I am just starting out and have not set any pricing structures yet. So, you are saying that although we may have an idea of the "packages" we offer, we do not present them as "packages" to the client? Instead,we present them with a "custom" proposal based on their individual needs. The "package" is more for ourselves to set our pricing for the custom services?


I've written about this before on PhotoLoveCat - but I think every person shopping starts with looking at price, and in our fast paced society, they use that as a marker to determine if they want to know more. I feel that everyone's website should have at least a starting at point, some sort of tangible thing that I as a shopper can look at and determine if I want to go any further. If I don't have a $50,000 budget, I don't need to know any more.

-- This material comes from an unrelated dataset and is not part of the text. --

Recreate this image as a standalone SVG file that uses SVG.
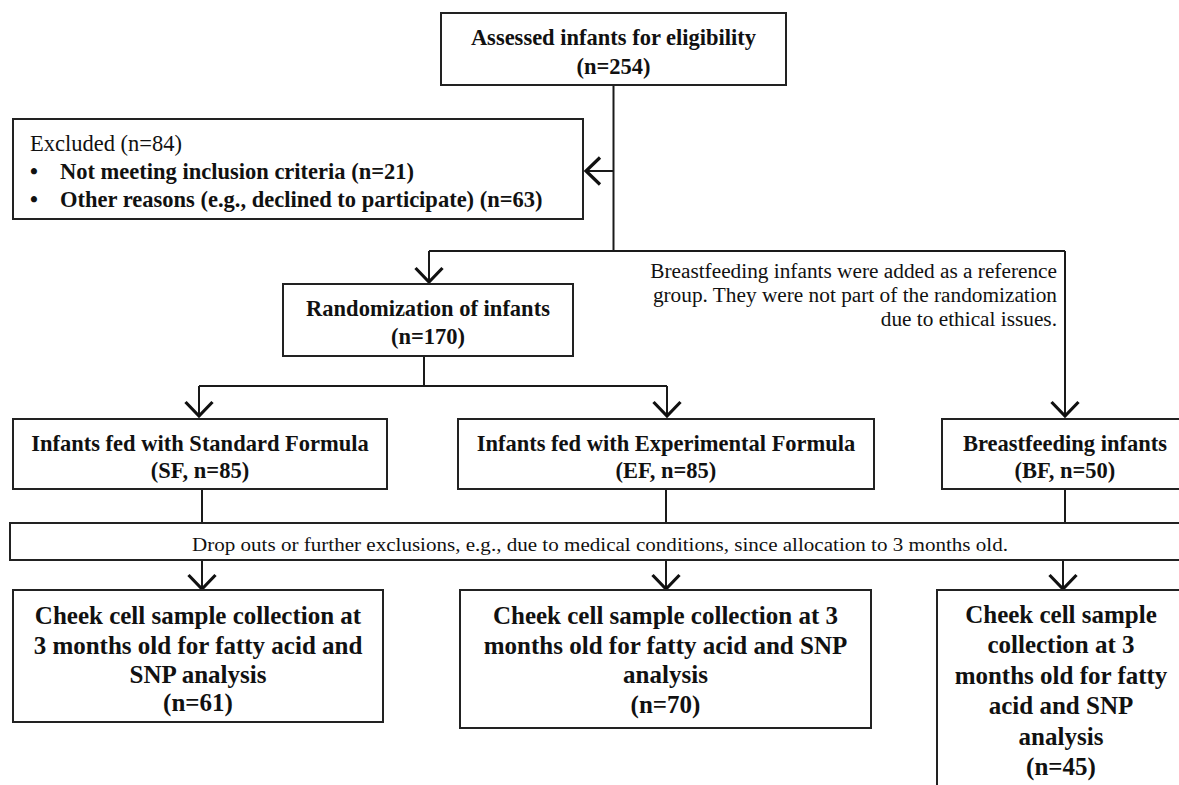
<svg xmlns="http://www.w3.org/2000/svg" width="1179" height="785" viewBox="0 0 1179 785">
<defs>
<style>
.box{fill:#fff;stroke:#222;stroke-width:2}
.ln{fill:none;stroke:#1a1a1a;stroke-width:2}
.t{font-family:"Liberation Serif","Times New Roman",serif;fill:#111}
.b{font-weight:bold;font-size:22.5px;text-anchor:middle}
.big{font-weight:bold;font-size:25px;text-anchor:middle}
.reg{font-size:22.5px}
.note{font-size:21.3px;text-anchor:end}
</style>
<marker id="arr" markerUnits="userSpaceOnUse" viewBox="0 0 20 30" markerWidth="20" markerHeight="30" refX="17" refY="15" orient="auto" overflow="visible">
<path d="M3,1.5 L17,15 L3,28.5" fill="none" stroke="#111" stroke-width="3.2" stroke-linejoin="miter"/>
</marker>
</defs>
<rect width="1179" height="785" fill="#fff"/>

<g id="connectors">
<path class="ln" d="M613.5,85 V251"/>
<path class="ln" d="M613.5,171 H586" marker-end="url(#arr)"/>
<path class="ln" d="M429,251 H1065"/>
<path class="ln" d="M429,251 V282" marker-end="url(#arr)"/>
<path class="ln" d="M1065,251 V416" marker-end="url(#arr)"/>
<path class="ln" d="M424,356 V386"/>
<path class="ln" d="M199,386 H667"/>
<path class="ln" d="M199,386 V416" marker-end="url(#arr)"/>
<path class="ln" d="M667,386 V416" marker-end="url(#arr)"/>
<path class="ln" d="M202,489 V523"/>
<path class="ln" d="M666,489 V523"/>
<path class="ln" d="M1065,489 V523"/>
<path class="ln" d="M202,560 V589" marker-end="url(#arr)"/>
<path class="ln" d="M666,560 V589" marker-end="url(#arr)"/>
<path class="ln" d="M1063,560 V589" marker-end="url(#arr)"/>
</g>

<g id="assessed">
<rect class="box" x="441" y="13" width="345" height="72"/>
<text class="t b" x="613.5" y="45" font-size="23">Assessed infants for eligibility</text>
<text class="t b" x="613.5" y="74">(n=254)</text>
</g>

<g id="excluded">
<rect class="box" x="13" y="119" width="570" height="100"/>
<text class="t reg" x="30" y="151">Excluded (n=84)</text>
<text class="t reg" x="30" y="179" font-weight="bold">•</text>
<text class="t reg" x="60" y="179" font-weight="bold">Not meeting inclusion criteria (n=21)</text>
<text class="t reg" x="30" y="207" font-weight="bold">•</text>
<text class="t reg" x="60" y="207" font-weight="bold">Other reasons (e.g., declined to participate) (n=63)</text>
</g>

<g id="note">
<text class="t note" x="1057" y="278">Breastfeeding infants were added as a reference</text>
<text class="t note" x="1057" y="302">group. They were not part of the randomization</text>
<text class="t note" x="1057" y="326">due to ethical issues.</text>
</g>

<g id="randomization">
<rect class="box" x="283" y="284" width="290" height="72"/>
<text class="t b" x="428" y="316">Randomization of infants</text>
<text class="t b" x="428" y="344">(n=170)</text>
</g>

<g id="sf">
<rect class="box" x="13" y="419" width="374" height="70"/>
<text class="t b" x="200" y="451">Infants fed with Standard Formula</text>
<text class="t b" x="200" y="478">(SF, n=85)</text>
</g>

<g id="ef">
<rect class="box" x="458" y="419" width="416" height="70"/>
<text class="t b" x="666" y="451">Infants fed with Experimental Formula</text>
<text class="t b" x="666" y="478">(EF, n=85)</text>
</g>

<g id="bf">
<rect class="box" x="942" y="419" width="250" height="70"/>
<text class="t b" x="1065" y="451">Breastfeeding infants</text>
<text class="t b" x="1065" y="478">(BF, n=50)</text>
</g>

<g id="dropouts">
<rect class="box" x="10" y="523" width="1185" height="37"/>
<text class="t" x="192" y="551" font-size="18.5" textLength="816" lengthAdjust="spacingAndGlyphs">Drop outs or further exclusions, e.g., due to medical conditions, since allocation to 3 months old.</text>
</g>

<g id="sf3">
<rect class="box" x="13" y="590" width="370" height="132"/>
<text class="t big" x="198" y="624">Cheek cell sample collection at</text>
<text class="t big" x="198" y="653.5">3 months old for fatty acid and</text>
<text class="t big" x="198" y="683">SNP analysis</text>
<text class="t big" x="198" y="711">(n=61)</text>
</g>

<g id="ef3">
<rect class="box" x="460" y="590" width="411" height="138"/>
<text class="t big" x="665.5" y="624">Cheek cell sample collection at 3</text>
<text class="t big" x="665.5" y="653.5">months old for fatty acid and SNP</text>
<text class="t big" x="665.5" y="683">analysis</text>
<text class="t big" x="665.5" y="712.5">(n=70)</text>
</g>

<g id="bf3">
<rect class="box" x="937" y="590" width="250" height="210"/>
<text class="t big" x="1061" y="623">Cheek cell sample</text>
<text class="t big" x="1061" y="653.4">collection at 3</text>
<text class="t big" x="1061" y="683.8">months old for fatty</text>
<text class="t big" x="1061" y="714.2">acid and SNP</text>
<text class="t big" x="1061" y="744.6">analysis</text>
<text class="t big" x="1061" y="775">(n=45)</text>
</g>
</svg>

It is how we shop. The first thing I do when I see an item I like in any store is look at the price. From there I determine if it is worth it, or if I can afford it, or if I'm going to shift my budget to make it happen. All in a Blink.

Since I shop that way myself, I respect my clients by giving them this information up front. From there, I create a custom commission plan for their wedding, unique to them. But the starting point is always the same, and I'm always transparent about it.

Leona Morelock

Thanks Sean for continuing to explain. I love thinking of things in a totally new light and learning from people I want to be like. I totally agree with everything you have said. We teach people to respect us and how much whether we realize it or not. That is one of the major things that I am working on right now with my business is learning how to teach my clients who I am and what I deserve.


I really enjoyed reading your post. It is very helpful as I am setting up the structure of my business. Thank you!

"I'm not sure who's training them, but every bride that contacts me asks for my list of packages." Your competition is training them it is up to us to educate/retrain our buyers.

The best analogy that I can think of for package vs. custom is production home vs. custom home. Depending on your clientele and whom you market to they should understand the pricing structure accordingly.